결과가 True가 나왔다면, 잘 다운받아졌다는 의미다.
반대로 False가 떠서 실패했다면, 입력한 스케일의 해당 날짜에 데이터가 존재하지 않기 때문에 그런 것이 확률이 제일 크다.

  
# Download simultaneously a set of files depicted in a paper of journal.
PaperDates = {'type': ['weekly']*8, \
    'scale':['state2state']*4 + ['county2county']*4, \
    'year':['2020']*8, 'month':['3','4','5','5']*2, 'day':['2','6','11','25']*2}
PaperDates = pd.DataFrame(PaperDates)
PaperDates

	type	scale	year	month	day
0	weekly	state2state	2020	3	2
1	weekly	state2state	2020	4	6
2	weekly	state2state	2020	5	11
3	weekly	state2state	2020	5	25
4	weekly	county2county	2020	3	2
5	weekly	county2county	2020	4	6
6	weekly	county2county	2020	5	11
7	weekly	county2county	2020	5	25

  
BasePath = './US_COVID_MOBILITY/weekly'
PaperDates.apply(lambda x: download_file(x.type, x.scale, x.year, x.month, x.day, output_folder=BasePath), axis=1)

  True
  True
  True
  True
  True
  True
  True
  True
dtype: bool

US Census Bureau Geographic Entities

이미지 출처: https://www.census.gov/content/dam/Census/data/developers/geoareaconcepts.pdf

US Geographical Shapefile

배포 중인 데이터셋에는 공간 스케일에 따라 부여되는 GEOID 라는 것이 있다. 이 코드는 US Census Bureau에서 공식적으로 사용하는 식별코드이다. STATE 스케일은 2-자릿수, COUNTY 스케일은 5-자릿수, CENSUS TRACT 스케일은 11-자릿수의 GEOID를 지니고 있다. 추후 Geographic Visualization을 위해 각 스케일에 대한 shapefile이 필요한데, 이 파일은 여기 US Census Bureau 홈페이지에서 찾아볼 수 있다.

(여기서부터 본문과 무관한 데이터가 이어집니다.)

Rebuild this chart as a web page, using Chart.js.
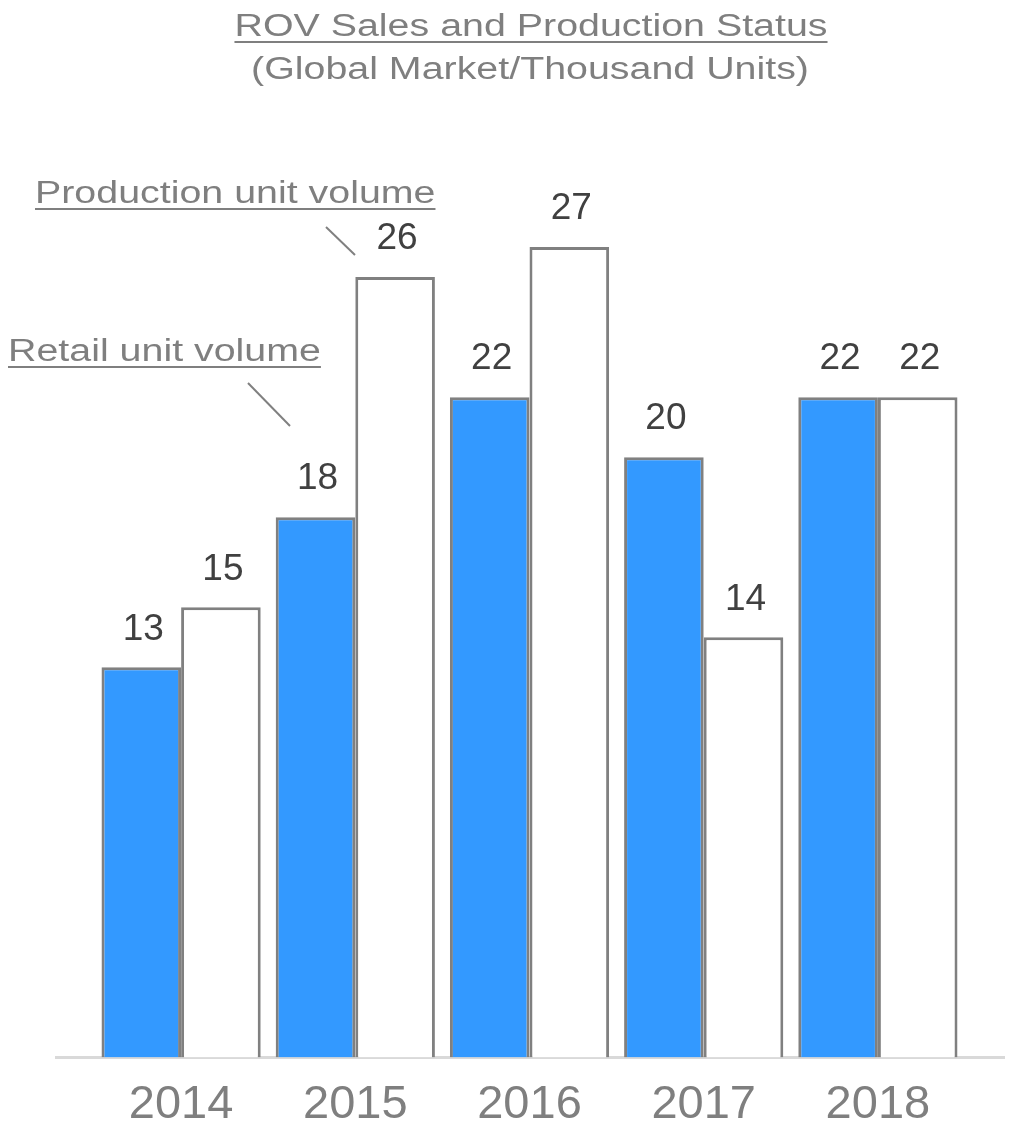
<!DOCTYPE html>
<html>
<head>
<meta charset="utf-8">
<script src="https://cdn.jsdelivr.net/npm/chart.js@4"></script>
<style>
  body { margin: 0; background: #fff; }
  canvas { display: block; }
</style>
</head>
<body>
<canvas id="rovChart" width="1011" height="1131"></canvas>
<script>
var years = ['2014', '2015', '2016', '2017', '2018'];
var retailUnits = [13, 18, 22, 20, 22];
var productionUnits = [15, 26, 27, 14, 22];

var titleLines = ['ROV Sales and Production Status', '(Global Market/Thousand Units)'];
var retailLabel = 'Retail unit volume';
var productionLabel = 'Production unit volume';

var GREY = '#808080';
var TEXT_GREY = '#7f7f7f';

// text in the headings is drawn a bit wider than normal
function wideText(ctx, text, x, y, align, underline) {
    ctx.save();
    ctx.font = '31px "Liberation Sans", Arial, sans-serif';
    ctx.fillStyle = TEXT_GREY;
    ctx.textBaseline = 'alphabetic';
    var sx = 1.27;
    var w = ctx.measureText(text).width * sx;
    var left = align === 'center' ? x - w / 2 : x;
    ctx.translate(left, y);
    ctx.scale(sx, 1);
    ctx.textAlign = 'left';
    ctx.fillText(text, 0, 0);
    ctx.restore();
    if (underline) {
        ctx.save();
        ctx.strokeStyle = TEXT_GREY;
        ctx.lineWidth = 2;
        ctx.beginPath();
        ctx.moveTo(left, y + 6);
        ctx.lineTo(left + w, y + 6);
        ctx.stroke();
        ctx.restore();
    }
}

function line(ctx, x1, y1, x2, y2, color, width) {
    ctx.save();
    ctx.strokeStyle = color;
    ctx.lineWidth = width;
    ctx.beginPath();
    ctx.moveTo(x1, y1);
    ctx.lineTo(x2, y2);
    ctx.stroke();
    ctx.restore();
}

var decorations = {
    id: 'decorations',
    beforeDatasetsDraw: function (chart) {
        var y0 = chart.scales.y.getPixelForValue(0);
        line(chart.ctx, 55, y0, 1005, y0, '#d9d9d9', 3);
    },
    afterDatasetsDraw: function (chart) {
        var ctx = chart.ctx;
        // value labels above each bar
        ctx.save();
        ctx.font = '37px "Liberation Sans", Arial, sans-serif';
        ctx.fillStyle = '#404040';
        ctx.textAlign = 'center';
        ctx.textBaseline = 'middle';
        chart.data.datasets.forEach(function (ds, i) {
            chart.getDatasetMeta(i).data.forEach(function (bar, j) {
                ctx.fillText(ds.data[j], bar.x + 2, bar.y - 38);
            });
        });
        ctx.restore();

        wideText(ctx, titleLines[0], 531, 36, 'center', true);
        wideText(ctx, titleLines[1], 530, 79, 'center', false);
        wideText(ctx, productionLabel, 35, 203, 'left', true);
        wideText(ctx, retailLabel, 8, 361, 'left', true);
        line(ctx, 326, 227, 355, 255, GREY, 2);
        line(ctx, 248, 383, 290, 426, GREY, 2);
    }
};

var ctx = document.getElementById('rovChart').getContext('2d');
var rovChart = new Chart(ctx, {
    type: 'bar',
    data: {
        labels: years,
        datasets: [{
            label: retailLabel,
            data: retailUnits,
            backgroundColor: '#3399ff',
            borderColor: GREY,
            borderWidth: 3,
            categoryPercentage: 0.914,
            barPercentage: 1.0
        }, {
            label: productionLabel,
            data: productionUnits,
            backgroundColor: '#ffffff',
            borderColor: GREY,
            borderWidth: 3,
            categoryPercentage: 0.914,
            barPercentage: 1.0
        }]
    },
    options: {
        responsive: false,
        animation: false,
        layout: {
            padding: { top: 157, left: 94, right: 46, bottom: -21 }
        },
        plugins: {
            legend: { display: false },
            tooltip: { enabled: false }
        },
        scales: {
            x: {
                grid: { display: false, drawTicks: false },
                border: { display: false },
                ticks: {
                    color: TEXT_GREY,
                    padding: 19,
                    font: { family: '"Liberation Sans", Arial, sans-serif', size: 47 }
                }
            },
            y: {
                display: false,
                min: 0,
                max: 30
            }
        }
    },
    plugins: [decorations]
});
</script>
</body>
</html>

나는 2020년 데이터를 뜯어볼 것이기에 2020년 기준의 shapefile을 내려받아 사용하였다. 그리고 본 글에서는 Contiguous United States (‘하와이주’, ‘알래스카주’를 제외한 Lower 48 States + 워싱턴 D.C) 부분만 살펴보도록 한다.

  
def bar_custom(current, total, width=80):
    width=30
    avail_dots = width-2
    shaded_dots = int(math.floor(float(current) / total * avail_dots))
    percent_bar = '[' + '■'*shaded_dots + ' '*(avail_dots-shaded_dots) + ']'
    progress = "%d%% %s [%d / %d]" % (current / total * 100, percent_bar, current, total)
    return progress
    
wget.download(url='https://www2.census.gov/geo/tiger/TIGER2020/STATE/tl_2020_us_state.zip', out=os.getcwd(), bar=bar_custom)
wget.download(url='https://www2.census.gov/geo/tiger/TIGER2020/COUNTY/tl_2020_us_county.zip', out=os.getcwd(), bar=bar_custom)

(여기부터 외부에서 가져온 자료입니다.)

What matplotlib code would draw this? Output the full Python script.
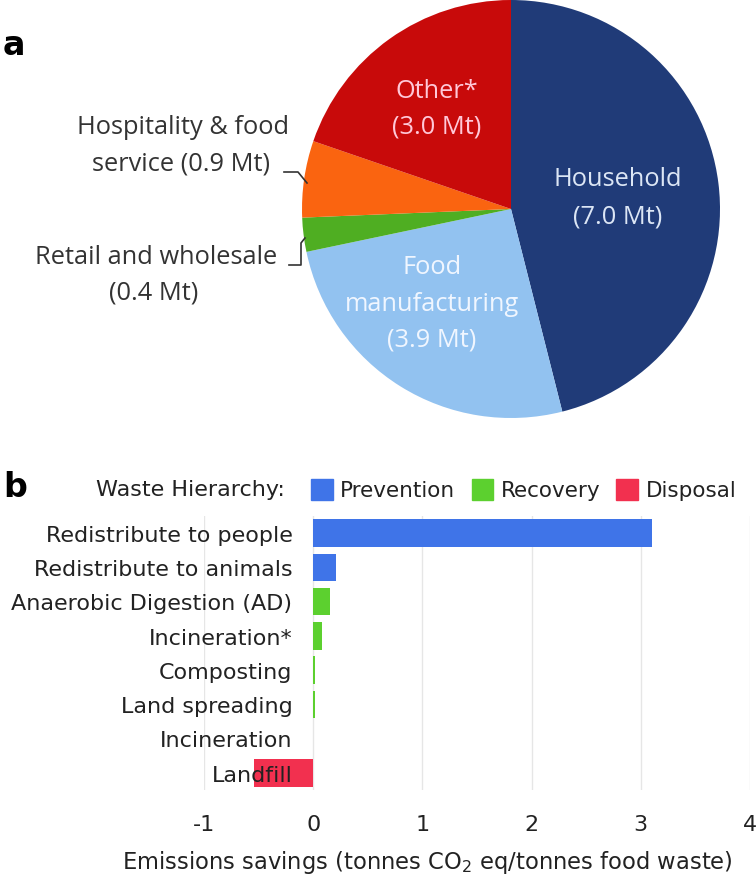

zipList = [zipfile for zipfile in os.listdir() if zipfile.endswith('.zip')]
for file in zipList:
    dirName = file.split('.')[0]
    if not os.path.exists(f'./{dirName}'):
        os.mkdir(f'./{dirName}')
    zipfile.ZipFile(os.path.join(os.getcwd(), file)).extractall(f'./{dirName}')

100% [■■■■■■■■■■■■■■■■■■■■■■■■■■■■] [-1 / -1]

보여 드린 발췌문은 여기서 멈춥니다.